The solution is described in Fred White’s article “Integer Keys: The Final Chapter” available from Adager’s web site:

www.adager.com/TechnicalPapersHTML/IntegerKeysFinalChapter.html. It’s the solution Adager customers with “integer keys” use.

Any HP 3000 user can always call Adager to obtain the proper capacity values for their particular case.

Update on CI programming

Jeff Vance, the HP engineer in charge of the HP 3000’s Command Interface, writes about a prior entry from Robelle Tech:

Though I found many minor nits with Ken Robertson’s article titled “Quick and Dirty Solutions with CI Programming” in the March, 2003 edition of the NewsWire, I’d like to address just a couple of points below:

1. In the section titled “Getting Data into and out of Files” the PRINT command is highlighted as a way of reading records from a file (especially reading past the first record). Although this is correct, I’d like to point out that using a message file can be 4+ times faster. And for larger files, a method using alternate entry points yields a performance boost of 31 times or better! These IO techniques are described in my CI Programming paper on Jazz at: jazz.external.hp.com/papers/SolSymposium_03/ CIProgramming_files/frame.htm

2. Under the “Simulating Arrays” section, there is a CAVEAT USER paragraph which, if I understand the author, is completely incorrect.
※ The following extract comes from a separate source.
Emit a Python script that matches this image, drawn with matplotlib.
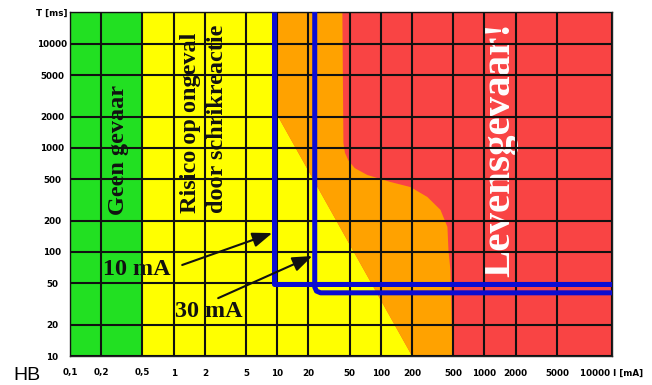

Interactive vs. scripting CI usage is almost always identical. The type of differences that are visible are cases where the user is prompted to confirm an action when they are interactive, e.g. the PURGEGROUP command, which assumes a “YES” in a batch-like environment. So where the author writes, “This only works within command files. If you try to do this interactively the expression evaluation on the Setvar command is performed for the part of the command line after the variable name,” this is incorrect. Variable arrays can be created interactively, in a batch job, or in a script.

3. As of the MPE/iX 5.5 base release, CI string variables can be up to 1024 characters long, which is greater than the 256 byte limit cited in the article.